The vulnerable pattern​

• Code path: smc_clc_prfx_match — used by SMC listen logic to match prefix information in CLC (Connection Local Control) handling.
• Caller context: smc_listen_work, which may execute without RCU read‑side protection and likewise without holding RTNL.
• Dangerous read: sk_dst_get(sk)->dev — this accesses the dst‑backed device pointer directly. If a concurrent device unbind or reconfiguration frees or replaces the net_device referenced by dst->dev, the reading code can observe a freed pointer, then dereference it — classic use‑after‑free.

The safe pattern introduced​

• __sk_dst_get: a lower‑level accessor that returns the underlying dst pointer in a way appropriate for callers that will immediately take further protection or use RCU helpers.
• dst_dev_rcu: an RCU‑aware helper that reads dst->dev inside an RCU read‑side window and emits lockdep‑aware checks on kernels built with lock dependency verification. Using dst_dev_rcu ensures the returned device pointer remains valid for the caller’s read‑side lifetime and helps kernel developers catch mismatched locking during testing.

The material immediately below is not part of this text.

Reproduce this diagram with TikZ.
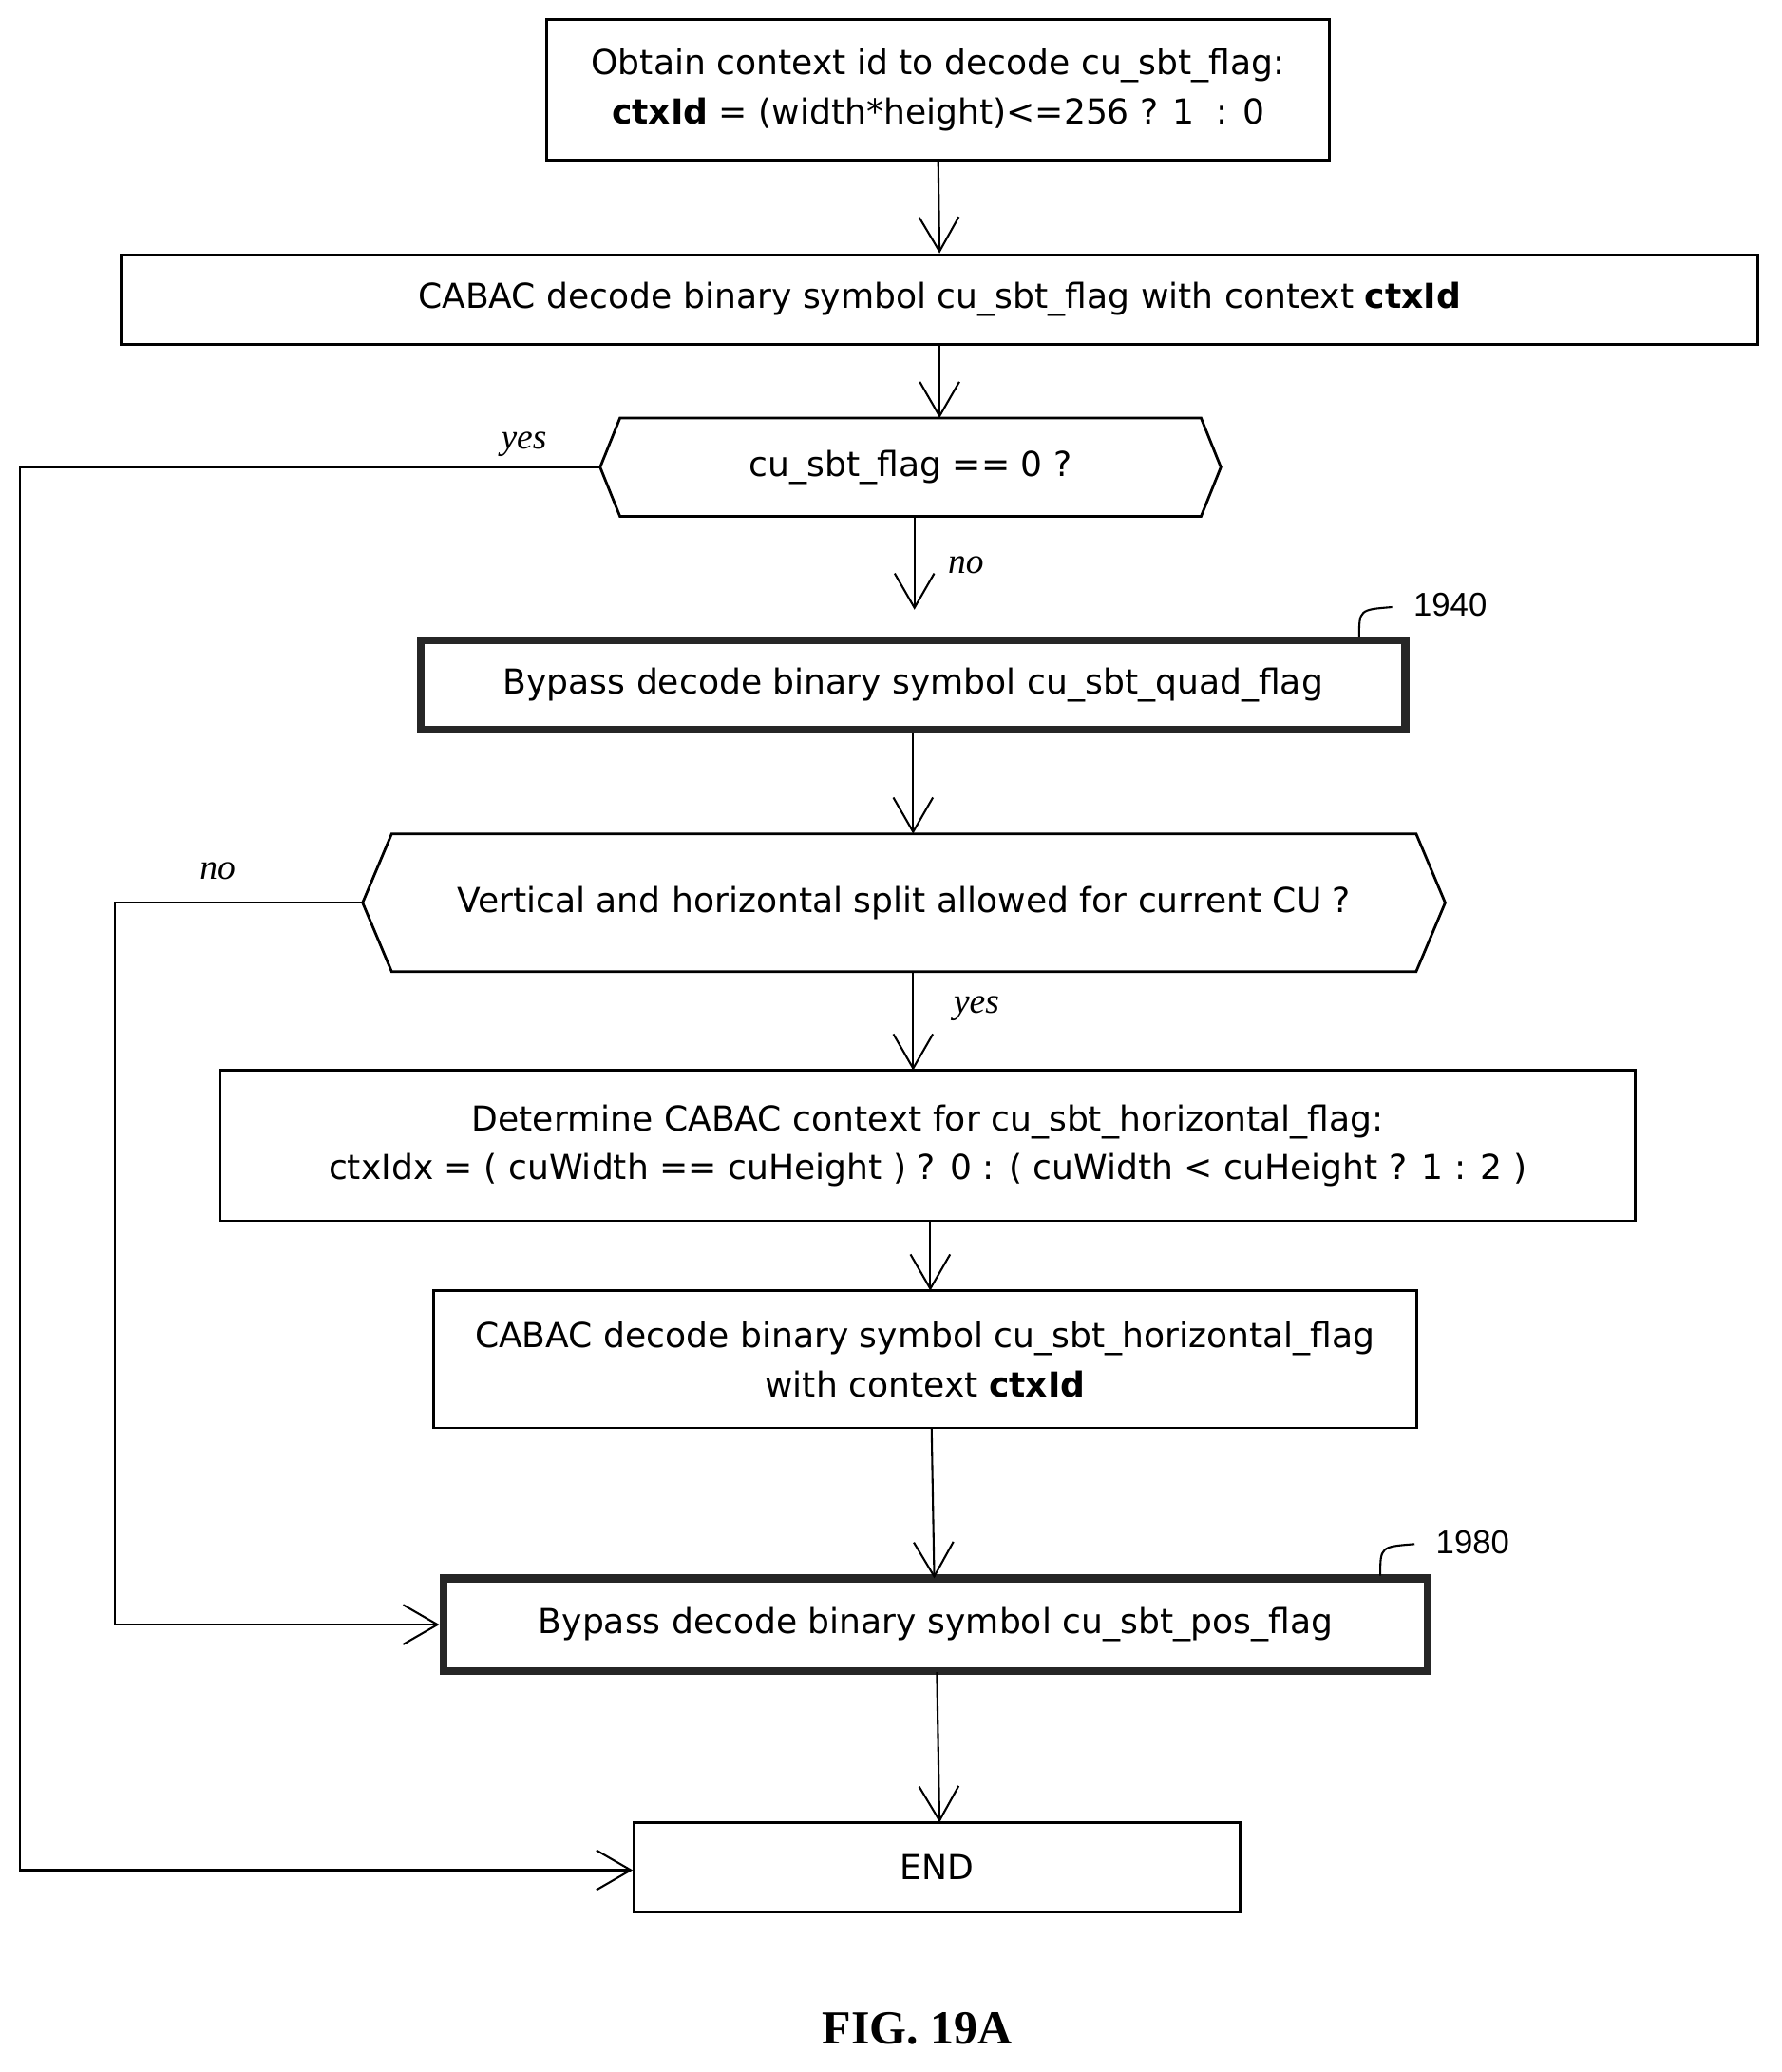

In short, the fix changes the code to take the dst pointer using __sk_dst_get, then call dst_dev_rcu to obtain the device pointer under RCU semantics — preventing a possible UAF even when the call originates from smc_listen_work. The patch is intentionally minimal: it does not alter the function’s public semantics or return value usage (in fact, the return value of smc_clc_prfx_match isn’t even used by the caller), it only hardens the pointer access pattern to respect lifetime protocols.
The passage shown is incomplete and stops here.